:: Data lines ::

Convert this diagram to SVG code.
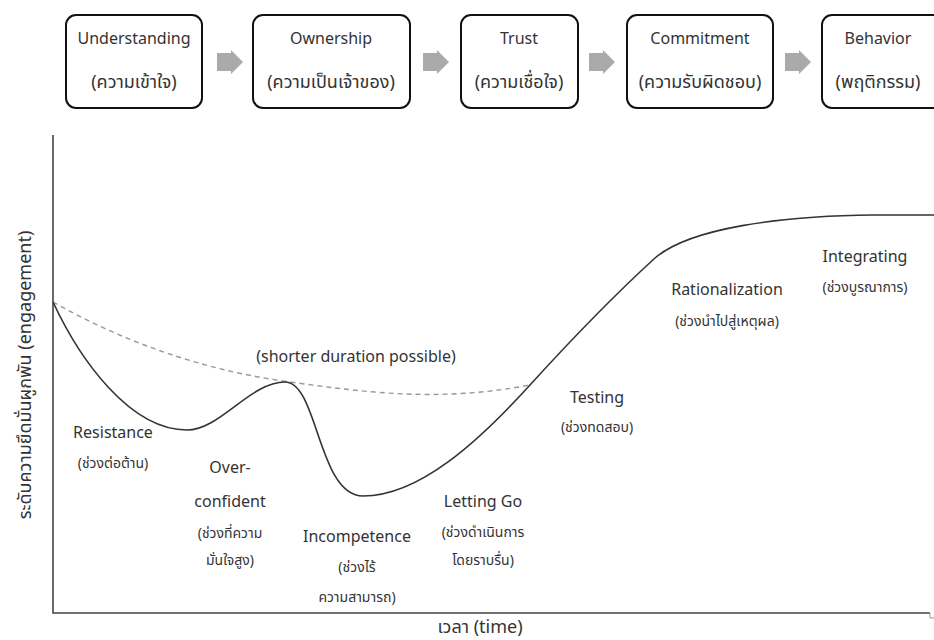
<svg xmlns="http://www.w3.org/2000/svg" width="934" height="640" viewBox="0 0 934 640">
<style>
text{font-family:"Noto Sans","Noto Sans Thai","DejaVu Sans",sans-serif;fill:#333;text-anchor:middle}
.t{font-size:16px}
.th{font-size:18px}
.sm{font-size:14px}
.ax18{font-size:18px}
.box{fill:#fff;stroke:#111;stroke-width:2}
.arr{fill:#aaa}
.ax{fill:none;stroke:#444;stroke-width:1.6}
.cv{fill:none;stroke:#333;stroke-width:1.6}
.ds{fill:none;stroke:#999;stroke-width:1.4;stroke-dasharray:5,4}
</style>
<rect width="934" height="640" fill="#fff"/>
<g id="n1"><rect class="box" x="66" y="15" width="136" height="93" rx="10"/><text class="t" x="134" y="44">Understanding</text><text class="th" x="134" y="88">(ความเข้าใจ)</text></g>
<g id="n2"><rect class="box" x="253" y="15" width="157" height="93" rx="10"/><text class="t" x="331" y="44">Ownership</text><text class="th" x="331" y="88">(ความเป็นเจ้าของ)</text></g>
<g id="n3"><rect class="box" x="461" y="15" width="117" height="93" rx="10"/><text class="t" x="519" y="44">Trust</text><text class="th" x="519" y="88">(ความเชื่อใจ)</text></g>
<g id="n4"><rect class="box" x="627" y="15" width="146" height="93" rx="10"/><text class="t" x="700" y="44">Commitment</text><text class="th" x="700" y="88">(ความรับผิดชอบ)</text></g>
<g id="n5"><rect class="box" x="822" y="15" width="130" height="93" rx="10"/><text class="t" x="878" y="44">Behavior</text><text class="th" x="878" y="88">(พฤติกรรม)</text></g>
<g id="connectors">
<polygon class="arr" points="217,53 231,53 231,50 243,62 231,74 231,71 217,71"/>
<polygon class="arr" points="423,53 437,53 437,50 449,62 437,74 437,71 423,71"/>
<polygon class="arr" points="589,53 603,53 603,50 615,62 603,74 603,71 589,71"/>
<polygon class="arr" points="785,53 799,53 799,50 811,62 799,74 799,71 785,71"/>
</g>
<g id="chart">
<path class="ax" d="M53,135 L53,613 L930,613"/>
<path d="M930,613 L930,618 L934,618" fill="none" stroke="#999" stroke-width="1"/>
<path class="ds" d="M53,302 C120,340 200,370 290,382 C370,393 440,402 530,385"/>
<path class="cv" d="M53,302 C80,360 130,430 187,430 C220,430 250,382 285,382 C318,382 318,496 363,496 C420,496 480,440 530,385 C580,330 620,290 655,258 C690,228 780,216 873,215 L934,215"/>
<text class="t" x="356" y="362">(shorter duration possible)</text>
<text class="t" x="113" y="438">Resistance</text>
<text class="sm" x="113" y="468">(ช่วงต่อต้าน)</text>
<text class="t" x="230" y="473">Over-</text>
<text class="t" x="230" y="507">confident</text>
<text class="sm" x="230" y="538">(ช่วงที่ความ</text>
<text class="sm" x="230" y="565">มั่นใจสูง)</text>
<text class="t" x="357" y="542">Incompetence</text>
<text class="sm" x="357" y="572">(ช่วงไร้</text>
<text class="sm" x="357" y="602">ความสามารถ)</text>
<text class="t" x="483" y="507">Letting Go</text>
<text class="sm" x="483" y="537">(ช่วงดำเนินการ</text>
<text class="sm" x="483" y="565">โดยราบรื่น)</text>
<text class="t" x="597" y="403">Testing</text>
<text class="sm" x="597" y="432">(ช่วงทดสอบ)</text>
<text class="t" x="727" y="295">Rationalization</text>
<text class="sm" x="727" y="326">(ช่วงนำไปสู่เหตุผล)</text>
<text class="t" x="865" y="262">Integrating</text>
<text class="sm" x="865" y="292">(ช่วงบูรณาการ)</text>
<text class="ax18" x="480" y="633">เวลา (time)</text>
<text class="ax18" transform="translate(31,375) rotate(-90)">ระดับความยึดมั่นผูกพัน (engagement)</text>
</g>
</svg>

:::

Return to the listing above and set it down exactly, leaving out its pictures.

- Result of this task -
Convert this diagram to SVG code.
<svg xmlns="http://www.w3.org/2000/svg" width="934" height="640" viewBox="0 0 934 640">
<style>
text{font-family:"Noto Sans","Noto Sans Thai","DejaVu Sans",sans-serif;fill:#333;text-anchor:middle}
.t{font-size:16px}
.th{font-size:18px}
.sm{font-size:14px}
.ax18{font-size:18px}
.box{fill:#fff;stroke:#111;stroke-width:2}
.arr{fill:#aaa}
.ax{fill:none;stroke:#444;stroke-width:1.6}
.cv{fill:none;stroke:#333;stroke-width:1.6}
.ds{fill:none;stroke:#999;stroke-width:1.4;stroke-dasharray:5,4}
</style>
<rect width="934" height="640" fill="#fff"/>
<g id="n1"><rect class="box" x="66" y="15" width="136" height="93" rx="10"/><text class="t" x="134" y="44">Understanding</text><text class="th" x="134" y="88">(ความเข้าใจ)</text></g>
<g id="n2"><rect class="box" x="253" y="15" width="157" height="93" rx="10"/><text class="t" x="331" y="44">Ownership</text><text class="th" x="331" y="88">(ความเป็นเจ้าของ)</text></g>
<g id="n3"><rect class="box" x="461" y="15" width="117" height="93" rx="10"/><text class="t" x="519" y="44">Trust</text><text class="th" x="519" y="88">(ความเชื่อใจ)</text></g>
<g id="n4"><rect class="box" x="627" y="15" width="146" height="93" rx="10"/><text class="t" x="700" y="44">Commitment</text><text class="th" x="700" y="88">(ความรับผิดชอบ)</text></g>
<g id="n5"><rect class="box" x="822" y="15" width="130" height="93" rx="10"/><text class="t" x="878" y="44">Behavior</text><text class="th" x="878" y="88">(พฤติกรรม)</text></g>
<g id="connectors">
<polygon class="arr" points="217,53 231,53 231,50 243,62 231,74 231,71 217,71"/>
<polygon class="arr" points="423,53 437,53 437,50 449,62 437,74 437,71 423,71"/>
<polygon class="arr" points="589,53 603,53 603,50 615,62 603,74 603,71 589,71"/>
<polygon class="arr" points="785,53 799,53 799,50 811,62 799,74 799,71 785,71"/>
</g>
<g id="chart">
<path class="ax" d="M53,135 L53,613 L930,613"/>
<path d="M930,613 L930,618 L934,618" fill="none" stroke="#999" stroke-width="1"/>
<path class="ds" d="M53,302 C120,340 200,370 290,382 C370,393 440,402 530,385"/>
<path class="cv" d="M53,302 C80,360 130,430 187,430 C220,430 250,382 285,382 C318,382 318,496 363,496 C420,496 480,440 530,385 C580,330 620,290 655,258 C690,228 780,216 873,215 L934,215"/>
<text class="t" x="356" y="362">(shorter duration possible)</text>
<text class="t" x="113" y="438">Resistance</text>
<text class="sm" x="113" y="468">(ช่วงต่อต้าน)</text>
<text class="t" x="230" y="473">Over-</text>
<text class="t" x="230" y="507">confident</text>
<text class="sm" x="230" y="538">(ช่วงที่ความ</text>
<text class="sm" x="230" y="565">มั่นใจสูง)</text>
<text class="t" x="357" y="542">Incompetence</text>
<text class="sm" x="357" y="572">(ช่วงไร้</text>
<text class="sm" x="357" y="602">ความสามารถ)</text>
<text class="t" x="483" y="507">Letting Go</text>
<text class="sm" x="483" y="537">(ช่วงดำเนินการ</text>
<text class="sm" x="483" y="565">โดยราบรื่น)</text>
<text class="t" x="597" y="403">Testing</text>
<text class="sm" x="597" y="432">(ช่วงทดสอบ)</text>
<text class="t" x="727" y="295">Rationalization</text>
<text class="sm" x="727" y="326">(ช่วงนำไปสู่เหตุผล)</text>
<text class="t" x="865" y="262">Integrating</text>
<text class="sm" x="865" y="292">(ช่วงบูรณาการ)</text>
<text class="ax18" x="480" y="633">เวลา (time)</text>
<text class="ax18" transform="translate(31,375) rotate(-90)">ระดับความยึดมั่นผูกพัน (engagement)</text>
</g>
</svg>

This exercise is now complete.